On Sunday night, Saudi Arabia’s National Day, the circus brought their incredible acrobatics to Riyadh’s King Fahad Stadium and it turned out to be a night to remember.



Prior to the event, Cirque’s Vice President of Creation Daniel Fortin offered little in the way of spoilers but hinted that we would see something the likes of which we never had before. With the promises of exclusive new acts, music, costumes and stage tricks piquing my excitement, I joined a throng of green-and white-clad spectators flooding the stadium. Performing to a sold-out crowd, the show kicked off at exactly 8.30 p.m. and the magic truly began.

Barely five minutes into the show, something stole over me as I settled into the rhythm of the music, something I saw flickering over the faces of those in the crowd around me: Recognition. We were seeing ourselves, our identity, echoed back at us, but with a twist. We saw ourselves through someone else’s eyes — someone respectful and admiring.



As a Saudi youth today, it has become an unfortunately common occurrence to face negativity from various outsiders, born of ignorance or fear. It has become dreary and repetitive to have to continually defend my people and my culture from those who have no wish to understand us.

But at this show?

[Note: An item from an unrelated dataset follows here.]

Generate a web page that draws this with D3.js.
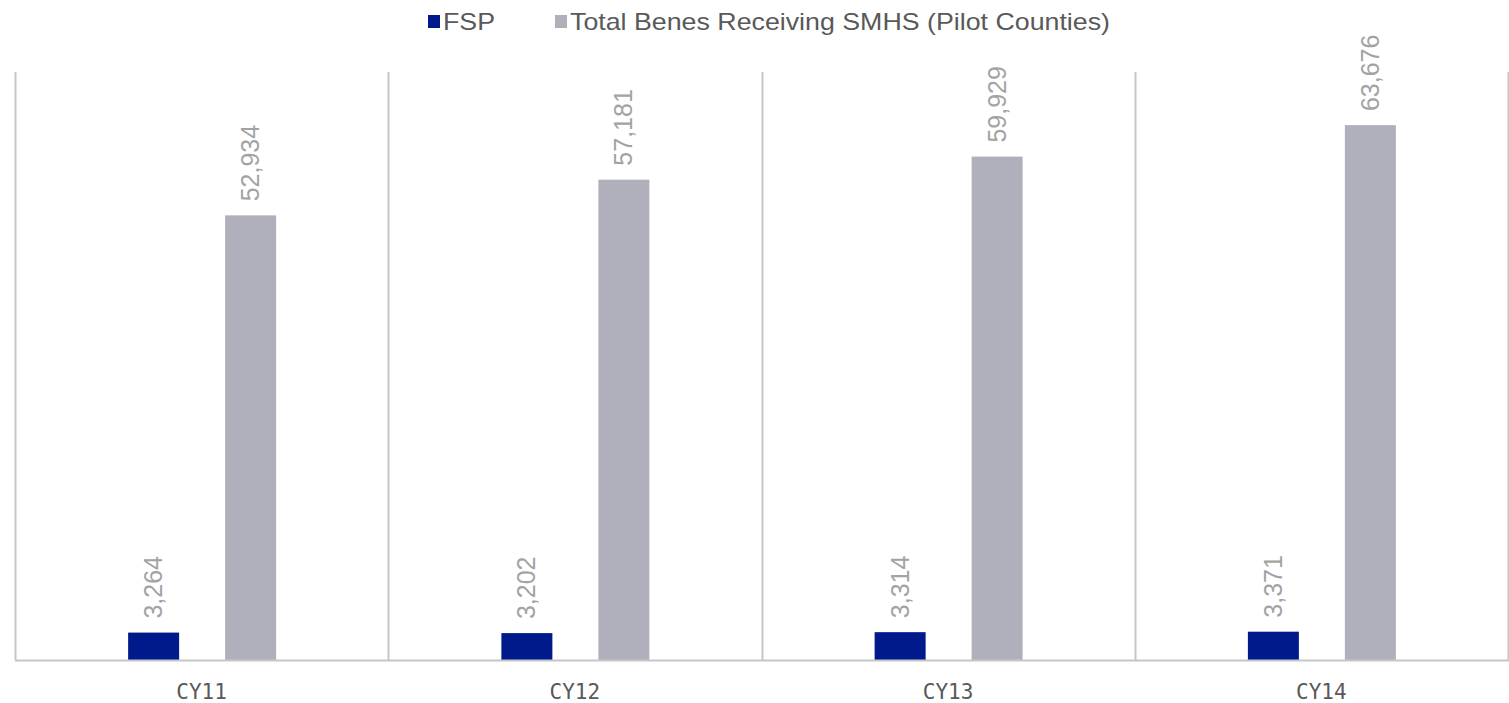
<!DOCTYPE html>
<html>
<head>
<meta charset="utf-8">
<script src="https://cdn.jsdelivr.net/npm/d3@7"></script>
<style>
  html, body { margin: 0; padding: 0; background: #fff; }
  svg { display: block; }
</style>
</head>
<body>
<svg id="chart" width="1509" height="703"></svg>
<script>
const categories = ["CY11", "CY12", "CY13", "CY14"];
const seriesNames = ["FSP", "Total Benes Receiving SMHS (Pilot Counties)"];
const fspValues = [3264, 3202, 3314, 3371];
const smhsValues = [52934, 57181, 59929, 63676];
const colors = ["#001a8c", "#b0b0bc"];

const W = 1509, H = 703;
const margin = { left: 15, right: 1, top: 72, bottom: 43 };
const svg = d3.select("#chart");

const x = d3.scaleBand().domain(categories).range([margin.left, W - margin.right]).paddingInner(0).paddingOuter(0);
const y = d3.scaleLinear().domain([0, 70000]).range([H - margin.bottom, margin.top]);

const barW = 51;
const offsets = [-48, 49];
const labelFont = "'Liberation Sans Narrow', 'Liberation Sans', Arial, sans-serif";

// gridlines (category separators)
const grid = svg.append("g");
const seps = categories.map(c => x(c)).concat([x(categories[categories.length - 1]) + x.bandwidth()]);
grid.selectAll("line").data(seps).enter().append("line")
  .attr("x1", d => Math.round(d) + 0.5).attr("x2", d => Math.round(d) + 0.5)
  .attr("y1", y(70000)).attr("y2", y(0))
  .attr("stroke", "#c6c6c6").attr("stroke-width", 2);

// bars
const seriesData = [fspValues, smhsValues];
seriesData.forEach((vals, si) => {
  const g = svg.append("g");
  g.selectAll("rect").data(vals).enter().append("rect")
    .attr("x", (d, i) => x(categories[i]) + x.bandwidth() / 2 + offsets[si] - barW / 2)
    .attr("width", barW)
    .attr("y", d => y(d))
    .attr("height", d => y(0) - y(d))
    .attr("fill", colors[si]);
  g.selectAll("text").data(vals).enter().append("text")
    .attr("transform", (d, i) => {
      const cx = x(categories[i]) + x.bandwidth() / 2 + offsets[si];
      return `translate(${cx + 8.5},${y(d) - 14}) rotate(-90)`;
    })
    .attr("font-family", labelFont)
    .attr("font-size", 25)
    .attr("fill", "#a3a3a3")
    .text(d => d3.format(",")(d));
});

// x axis baseline
svg.append("line")
  .attr("x1", margin.left).attr("x2", W)
  .attr("y1", y(0) + 0.5).attr("y2", y(0) + 0.5)
  .attr("stroke", "#c6c6c6").attr("stroke-width", 2);

// category labels
svg.append("g").selectAll("text").data(categories).enter().append("text")
  .attr("x", d => x(d) + x.bandwidth() / 2)
  .attr("y", 699)
  .attr("text-anchor", "middle")
  .attr("font-family", "'DejaVu Sans Mono', 'Liberation Mono', monospace")
  .attr("font-size", 21)
  .attr("fill", "#595959")
  .text(d => d);

// legend
const legend = svg.append("g");
const legendItems = [
  { name: seriesNames[0], color: colors[0], sx: 428, tx: 443, w: 52 },
  { name: seriesNames[1], color: colors[1], sx: 555, tx: 570, w: 540 }
];
legendItems.forEach(it => {
  legend.append("rect").attr("x", it.sx).attr("y", 15).attr("width", 12).attr("height", 13).attr("fill", it.color);
  legend.append("text").attr("x", it.tx).attr("y", 30)
    .attr("font-family", labelFont)
    .attr("font-size", 24)
    .attr("fill", "#595959")
    .attr("textLength", it.w).attr("lengthAdjust", "spacingAndGlyphs")
    .text(it.name);
});
</script>
</body>
</html>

I saw my country once more through the eyes of an outsider, but this time, it was different. I saw my culture and my heritage lauded, celebrated, delicately fused with that tangible Cirque du Soleil flair. The attention to detail was careful, almost loving, but also daring and outlandish. It was a glorious fusion of classic Saudi aesthetics with the ethereal, bizarre beauty of Cirque du Soleil.


The symbolism was not always obvious, sometimes it was subtle, constrained to the beat of a drum or hidden in a snatch of song. Other times, it was blatant and bold, in the sloping hump of an elegantly clumsy camel costume, or the billowing of the Bedouin Big Top in the gentle breeze. And yet, unmistakeably, I felt the Saudi influences in every note of the performance. It felt like an homage, and yet it did nothing to diminish its own identity. It remained unquestionably a Cirque du Soleil performance, only below the usual circus frippery, there was a ribbon of something else that lay coiled beneath the surface. Something bright, vibrant green. Saudi green.

The spectacle rounded off with an astonishing display of fireworks, so plentiful that for a moment, the sky glowed bright as day. To me, each one felt like a promise fulfilled. A dream achieved. A miracle witnessed. Here, on my own home soil, it was the perfect tribute to a rich and vivid culture.